#### [TASK PROMPT]
Reproduce, character for character, the lines below from the first through the one with "jumlah dan\\kesesuaian dengan\\rumah". Leave pictures out.

** START **

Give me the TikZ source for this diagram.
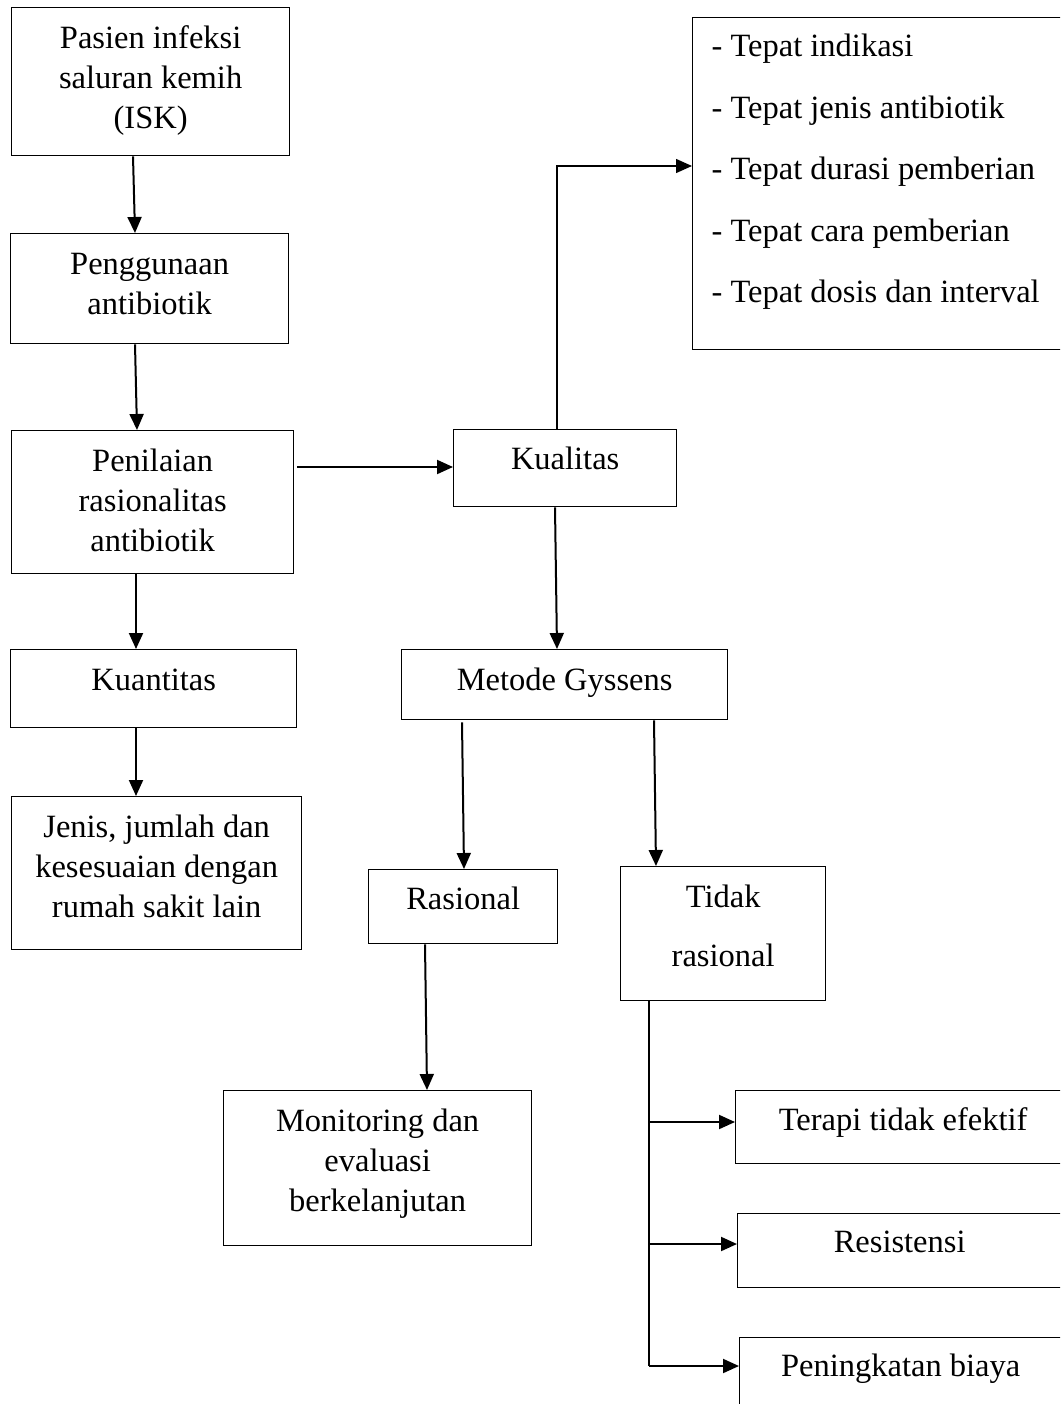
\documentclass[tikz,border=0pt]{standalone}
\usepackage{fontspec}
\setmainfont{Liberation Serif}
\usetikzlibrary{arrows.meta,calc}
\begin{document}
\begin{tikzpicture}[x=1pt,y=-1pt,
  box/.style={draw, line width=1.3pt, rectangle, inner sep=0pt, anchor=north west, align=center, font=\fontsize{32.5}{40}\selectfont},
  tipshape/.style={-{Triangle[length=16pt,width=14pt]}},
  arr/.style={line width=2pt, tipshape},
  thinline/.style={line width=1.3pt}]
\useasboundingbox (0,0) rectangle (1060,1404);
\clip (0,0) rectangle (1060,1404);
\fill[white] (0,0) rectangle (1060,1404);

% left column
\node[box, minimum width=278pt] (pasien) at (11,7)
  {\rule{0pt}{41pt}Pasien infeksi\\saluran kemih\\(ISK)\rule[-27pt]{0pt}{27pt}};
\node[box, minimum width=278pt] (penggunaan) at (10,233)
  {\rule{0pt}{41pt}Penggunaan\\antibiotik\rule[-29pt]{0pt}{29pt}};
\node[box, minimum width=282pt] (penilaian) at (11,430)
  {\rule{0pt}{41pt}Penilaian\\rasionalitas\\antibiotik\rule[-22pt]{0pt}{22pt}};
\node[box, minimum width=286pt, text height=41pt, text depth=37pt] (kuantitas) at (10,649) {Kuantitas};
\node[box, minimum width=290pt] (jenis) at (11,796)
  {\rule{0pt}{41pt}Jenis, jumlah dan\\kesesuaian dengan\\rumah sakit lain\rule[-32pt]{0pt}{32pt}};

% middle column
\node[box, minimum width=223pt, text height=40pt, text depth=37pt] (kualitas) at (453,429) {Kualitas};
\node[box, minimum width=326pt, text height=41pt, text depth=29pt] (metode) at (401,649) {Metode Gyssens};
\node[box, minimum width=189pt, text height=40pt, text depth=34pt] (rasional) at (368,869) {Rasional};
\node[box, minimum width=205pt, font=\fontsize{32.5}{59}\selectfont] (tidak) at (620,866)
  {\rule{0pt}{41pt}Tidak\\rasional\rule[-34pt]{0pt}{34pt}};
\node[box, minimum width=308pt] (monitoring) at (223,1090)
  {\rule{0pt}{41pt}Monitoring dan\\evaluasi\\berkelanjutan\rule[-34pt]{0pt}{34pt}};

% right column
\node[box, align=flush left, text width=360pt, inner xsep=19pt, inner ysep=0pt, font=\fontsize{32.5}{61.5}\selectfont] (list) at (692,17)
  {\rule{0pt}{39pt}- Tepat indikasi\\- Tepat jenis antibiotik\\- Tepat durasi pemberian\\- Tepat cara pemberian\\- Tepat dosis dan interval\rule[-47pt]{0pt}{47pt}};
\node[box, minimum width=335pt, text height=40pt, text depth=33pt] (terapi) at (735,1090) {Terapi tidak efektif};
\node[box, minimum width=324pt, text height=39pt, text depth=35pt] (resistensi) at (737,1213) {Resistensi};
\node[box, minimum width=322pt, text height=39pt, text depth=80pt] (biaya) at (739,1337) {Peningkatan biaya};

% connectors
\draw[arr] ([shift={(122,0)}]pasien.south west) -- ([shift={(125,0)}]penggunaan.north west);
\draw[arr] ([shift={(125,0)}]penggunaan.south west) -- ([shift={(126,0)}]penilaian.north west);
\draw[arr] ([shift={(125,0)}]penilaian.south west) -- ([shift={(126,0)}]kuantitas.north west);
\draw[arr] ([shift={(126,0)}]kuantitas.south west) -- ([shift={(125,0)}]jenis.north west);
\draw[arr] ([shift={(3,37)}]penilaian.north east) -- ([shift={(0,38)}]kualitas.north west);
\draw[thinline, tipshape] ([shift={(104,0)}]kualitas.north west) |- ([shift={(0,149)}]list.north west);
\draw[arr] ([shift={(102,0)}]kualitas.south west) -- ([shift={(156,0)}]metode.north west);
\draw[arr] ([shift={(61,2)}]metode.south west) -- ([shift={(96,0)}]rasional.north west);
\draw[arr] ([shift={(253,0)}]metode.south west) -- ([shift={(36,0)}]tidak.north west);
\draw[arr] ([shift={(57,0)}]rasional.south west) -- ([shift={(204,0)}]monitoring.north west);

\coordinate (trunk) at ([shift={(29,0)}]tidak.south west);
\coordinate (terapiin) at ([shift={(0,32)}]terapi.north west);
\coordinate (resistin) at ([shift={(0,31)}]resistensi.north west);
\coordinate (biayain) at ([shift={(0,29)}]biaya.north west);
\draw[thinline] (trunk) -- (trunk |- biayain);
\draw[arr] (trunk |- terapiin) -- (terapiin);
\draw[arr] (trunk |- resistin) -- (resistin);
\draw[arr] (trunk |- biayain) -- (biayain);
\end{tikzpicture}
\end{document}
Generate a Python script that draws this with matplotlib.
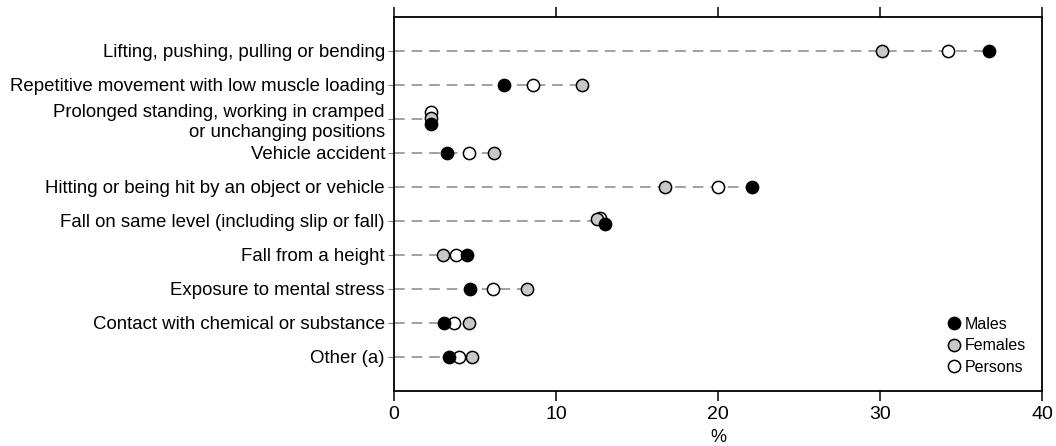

** END **

#### [OUTPUT OF THE TASK]
Give me the TikZ source for this diagram.
\documentclass[tikz,border=0pt]{standalone}
\usepackage{fontspec}
\setmainfont{Liberation Serif}
\usetikzlibrary{arrows.meta,calc}
\begin{document}
\begin{tikzpicture}[x=1pt,y=-1pt,
  box/.style={draw, line width=1.3pt, rectangle, inner sep=0pt, anchor=north west, align=center, font=\fontsize{32.5}{40}\selectfont},
  tipshape/.style={-{Triangle[length=16pt,width=14pt]}},
  arr/.style={line width=2pt, tipshape},
  thinline/.style={line width=1.3pt}]
\useasboundingbox (0,0) rectangle (1060,1404);
\clip (0,0) rectangle (1060,1404);
\fill[white] (0,0) rectangle (1060,1404);

% left column
\node[box, minimum width=278pt] (pasien) at (11,7)
  {\rule{0pt}{41pt}Pasien infeksi\\saluran kemih\\(ISK)\rule[-27pt]{0pt}{27pt}};
\node[box, minimum width=278pt] (penggunaan) at (10,233)
  {\rule{0pt}{41pt}Penggunaan\\antibiotik\rule[-29pt]{0pt}{29pt}};
\node[box, minimum width=282pt] (penilaian) at (11,430)
  {\rule{0pt}{41pt}Penilaian\\rasionalitas\\antibiotik\rule[-22pt]{0pt}{22pt}};
\node[box, minimum width=286pt, text height=41pt, text depth=37pt] (kuantitas) at (10,649) {Kuantitas};
\node[box, minimum width=290pt] (jenis) at (11,796)
  {\rule{0pt}{41pt}Jenis, jumlah dan\\kesesuaian dengan\\rumah sakit lain\rule[-32pt]{0pt}{32pt}};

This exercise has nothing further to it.